Our conundrum was what to do with a narrow sloping sandy walkway next to the garden cottage cum bnb that is in a shaded area. There is no need for anyone to walk there, but it needed some sprucing up!
We had spent quite a bit in the past on planting sods of shade grass, tried it on two occasions but the gorgeous thick green grass soon turned into a dull straw colour until it eventually died!
We soon realised we would have to do something different and use manmade material; someone's suggestion of artificial grass however was a definite no-no!
Hubby who is a retired civil engineer, decided to build a permeable walkway on the side of the garden cottage, between the concrete boundary wall and the one side of the cottage, using a concrete grass block filled with pebbles, not grass!
This image below shows the pathway with the cottage wall on the left hand side - the cottage was built with pink quartzite sheared blocks; enhanced by colours used in the pathway.
When I first saw these concrete grass blocks, they were an ugly dark colour, but that was because it was not properly cured at that stage.
I was totally ignorant of the amount of work that had to be done before the pretty pathway would be complete and we could start planting in the existing planters we built previously in an attempt to grow vegetables! Of course not having enough sun there plus having wild monkeys that troop through the garden, we had very little crop, so gave up on that!
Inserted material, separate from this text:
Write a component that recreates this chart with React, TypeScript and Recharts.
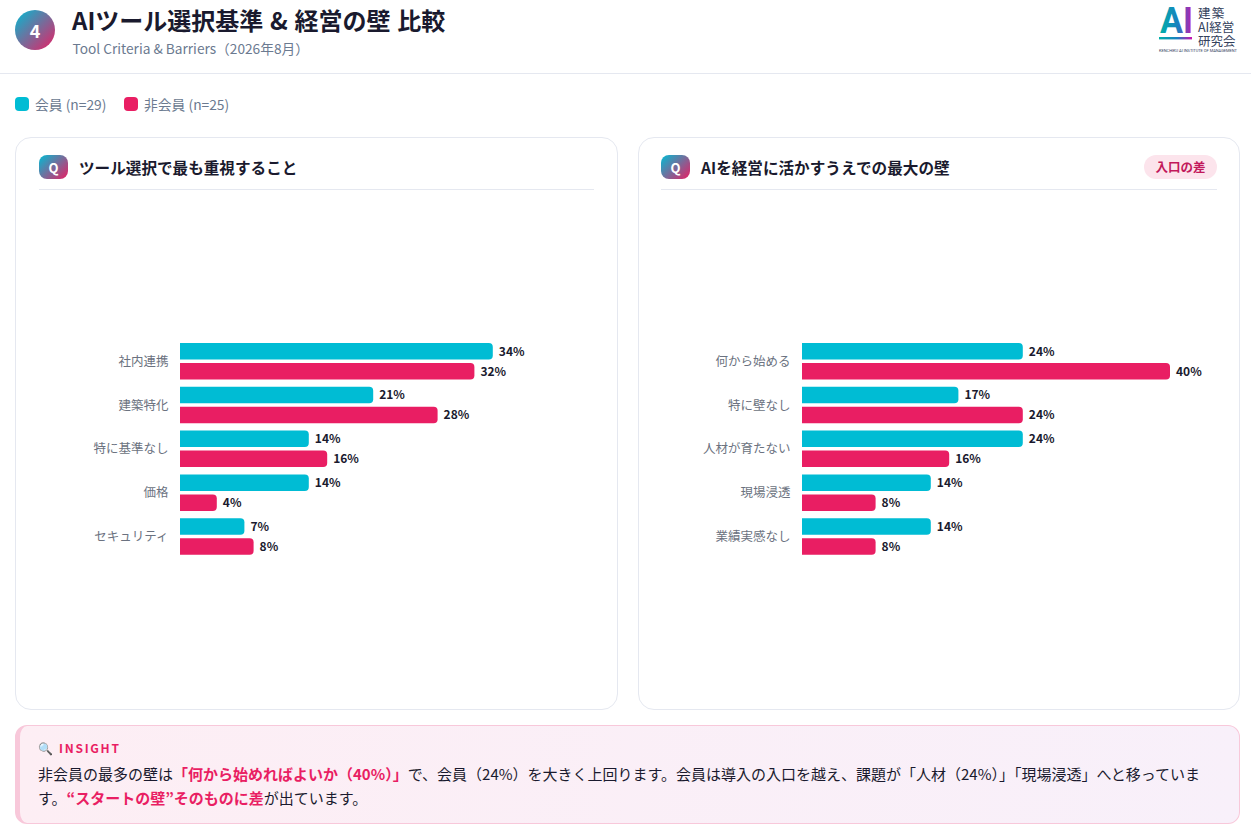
import { BarChart, Bar, XAxis, YAxis, LabelList } from "recharts";

const FONT = '"Noto Sans CJK JP", "Noto Sans", sans-serif';
const MEMBER = "#00bcd4";
const NON_MEMBER = "#e91e63";

const legendLabels = ["会員 (n=29)", "非会員 (n=25)"];

const toolCategories = ["社内連携", "建築特化", "特に基準なし", "価格", "セキュリティ"];
const toolMember = [34, 21, 14, 14, 7];
const toolNonMember = [32, 28, 16, 4, 8];

const barrierCategories = ["何から始める", "特に壁なし", "人材が育たない", "現場浸透", "業績実感なし"];
const barrierMember = [24, 17, 24, 14, 14];
const barrierNonMember = [40, 24, 16, 8, 8];

const toRows = (cats: string[], a: number[], b: number[]) =>
  cats.map((name, i) => ({ name, member: a[i], nonMember: b[i] }));

const gradient = "linear-gradient(135deg, #00bcd4, #e91e63)";

function Chart({ cats, a, b }: { cats: string[]; a: number[]; b: number[] }) {
  return (
    <BarChart
      width={560}
      height={520}
      layout="vertical"
      data={toRows(cats, a, b)}
      margin={{ top: 149, right: 51, bottom: 152, left: 0 }}
      barSize={16.5}
      barGap={3.5}
      barCategoryGap={4}
    >
      <XAxis type="number" domain={[0, 40]} hide />
      <YAxis
        type="category"
        dataKey="name"
        width={141}
        axisLine={false}
        tickLine={false}
        tickMargin={5.5}
        tick={{ fill: "#6b7280", fontSize: 12.5, fontFamily: FONT, dy: 0.5 }}
      />
      <Bar dataKey="member" fill={MEMBER} radius={[0, 4, 4, 0]} isAnimationActive={false}>
        <LabelList
          dataKey="member"
          position="right"
          offset={6}
          formatter={(v: number) => `${v}%`}
          style={{ fill: "#1a1a2e", fontSize: 12, fontWeight: 700, fontFamily: FONT }}
        />
      </Bar>
      <Bar dataKey="nonMember" fill={NON_MEMBER} radius={[0, 4, 4, 0]} isAnimationActive={false}>
        <LabelList
          dataKey="nonMember"
          position="right"
          offset={6}
          formatter={(v: number) => `${v}%`}
          style={{ fill: "#1a1a2e", fontSize: 12, fontWeight: 700, fontFamily: FONT }}
        />
      </Bar>
    </BarChart>
  );
}

function Card({ left, width, inset, title, tag, children }: { left: number; width: number; inset: number; title: string; tag?: string; children: any }) {
  return (
    <div
      style={{
        position: "absolute", left, top: 137, width, height: 573, boxSizing: "border-box",
        border: "1px solid #e5e8f0", borderRadius: 16, background: "#fff",
      }}
    >
      <div style={{ position: "absolute", left: inset, top: 17, width: 29, height: 24, borderRadius: 8, background: gradient, color: "#fff", fontSize: 13, fontWeight: 700, textAlign: "center", lineHeight: "26px" }}>Q</div>
      <div style={{ position: "absolute", left: inset + 40, top: 16, fontSize: 15.6, fontWeight: 700, color: "#1a1a2e", lineHeight: "26px", whiteSpace: "nowrap" }}>{title}</div>
      {tag && (
        <div style={{ position: "absolute", right: 22, top: 17, width: 73, height: 24, borderRadius: 12, background: "#fce4ec", color: "#c2185b", fontSize: 12.5, fontWeight: 700, textAlign: "center", lineHeight: "24px" }}>{tag}</div>
      )}
      <div style={{ position: "absolute", left: inset, right: inset === 23 ? 23 : 22, top: 51, height: 1, background: "#e5e8f0" }} />
      <div style={{ position: "absolute", left: inset, top: 52 }}>{children}</div>
    </div>
  );
}

function Logo() {
  return (
    <svg width={90} height={60} style={{ position: "absolute", left: 1155, top: 0, overflow: "visible" }}>
      <defs>
        <linearGradient id="logoGrad" x1="0" y1="0" x2="1" y2="0">
          <stop offset="0%" stopColor="#00b0a8" />
          <stop offset="55%" stopColor="#1a7fc0" />
          <stop offset="100%" stopColor="#cc12b0" />
        </linearGradient>
      </defs>
      <text x={5} y={33} fontSize={36} fontWeight={700} fill="url(#logoGrad)" fontFamily="Roboto" textLength={33} lengthAdjust="spacingAndGlyphs">AI</text>
      <rect x={4} y={37} width={33} height={2.4} fill="url(#logoGrad)" />
      <g fontSize={12.5} fill="#33415c" fontFamily={FONT}>
        <text x={43} y={18} letterSpacing={1.2}>建築</text>
        <text x={43} y={32}>AI経営</text>
        <text x={43} y={46}>研究会</text>
      </g>
      <text x={4} y={51.5} fontSize={4} fill="#33415c" fontFamily="Roboto" textLength={78}>KENCHIKU AI INSTITUTE OF MANAGEMENT</text>
    </svg>
  );
}

export default function App() {
  return (
    <div style={{ position: "fixed", left: 0, top: 0, width: 1251, height: 833, overflow: "hidden", background: "#fff", fontFamily: FONT }}>
      <div style={{ position: "absolute", left: 15, top: 10, width: 40, height: 40, borderRadius: "50%", background: gradient, color: "#fff", fontSize: 18, fontWeight: 700, textAlign: "center", lineHeight: "40px" }}>4</div>
      <div style={{ position: "absolute", left: 72, top: 2, fontSize: 24, fontWeight: 700, color: "#1a1a2e", lineHeight: "36px", whiteSpace: "nowrap", wordSpacing: 1.3 }}>AIツール選択基準 &amp; 経営の壁 比較</div>
      <div style={{ position: "absolute", left: 72.5, top: 38, fontSize: 13.7, color: "#6b7a90", lineHeight: "20px", whiteSpace: "nowrap" }}>Tool Criteria &amp; Barriers（2026年8月）</div>
      <Logo />
      <div style={{ position: "absolute", left: 0, right: 0, top: 73, height: 1, background: "#e5e8f0" }} />

      {legendLabels.map((label, i) => (
        <div key={label} style={{ position: "absolute", left: i === 0 ? 15 : 124, top: 94, display: "flex", alignItems: "center", fontSize: 13.8, color: "#6b7a90", lineHeight: "20px", whiteSpace: "nowrap" }}>
          <span style={{ width: 14, height: 14, borderRadius: 4, background: i === 0 ? MEMBER : NON_MEMBER, marginRight: 6 }} />
          {label}
        </div>
      ))}

      <Card left={15} width={603} inset={23} title="ツール選択で最も重視すること">
        <Chart cats={toolCategories} a={toolMember} b={toolNonMember} />
      </Card>
      <Card left={638} width={602} inset={22} title="AIを経営に活かすうえでの最大の壁" tag="入口の差">
        <Chart cats={barrierCategories} a={barrierMember} b={barrierNonMember} />
      </Card>

      <div
        style={{
          position: "absolute", left: 15, top: 725, width: 1225, height: 99, boxSizing: "border-box",
          border: "1px solid #f8c8da", borderLeft: "5px solid #f8c8da", borderRadius: 12,
          background: "linear-gradient(90deg, #fdeef4, #f8f0fa)",
        }}
      >
        <div style={{ position: "absolute", left: 18, top: 13, fontSize: 12, fontWeight: 700, color: NON_MEMBER, letterSpacing: 1.7, lineHeight: "18px" }}>🔍 INSIGHT</div>
        <div style={{ position: "absolute", left: 18, top: 35.5, width: 1165, fontSize: 15, color: "#1a1a2e", lineHeight: "24px" }}>
          非会員の最多の壁は<b style={{ color: NON_MEMBER }}>「何から始めればよいか（40%）」</b>で、会員（24%）を大きく上回ります。会員は導入の入口を越え、課題が「人材（24%）」「現場浸透」へと移っています。<b style={{ color: NON_MEMBER }}>“スタートの壁”そのものに差</b>が出ています。
        </div>
      </div>
    </div>
  );
}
The pathway was built on a slightly sloped area which had to be shaped before the trench was dug.
Hubby explained that the trench had to be dug in the centre of the pathway, for the placing of a French drain consisting of a geo-pipe placed in a stone wrapped geo-fabric.
This was to catch run-off and seepage water during heavy rainfall to prevent erosion of the natural ground.
There was an existing inlet grid at the top of the walkway to collect surface water from the paved patio. This inlet is connected to an existing storm-water pipe and the new geo-pipe was connected into this pipe lower down which leads into a large soak-pit hubby built years previously.
The ground was now finally shaped and at the right level, in readiness for the placing of the blocks.
Not until it was covered with a geo-fabric topped with Umgeni sand!
I stopped asking questions and checking progress at this stage as I was only interested in seeing the job completed!
This is when I became interested again!
The grass blocks were filled with a combination of concrete stones at the bottom and Duzi pebbles on top.
We're being very careful in selecting shade plants and have started planting. We're sure this area will be as lush as the rest of our garden soon, but are very happy with the way this pathway has turned out, although that section of the garden is still a work in progress as we now have a large Wild Plum Tree that's roots are starting to pop up from underground just around the corner from the pathway, so that will be our next project.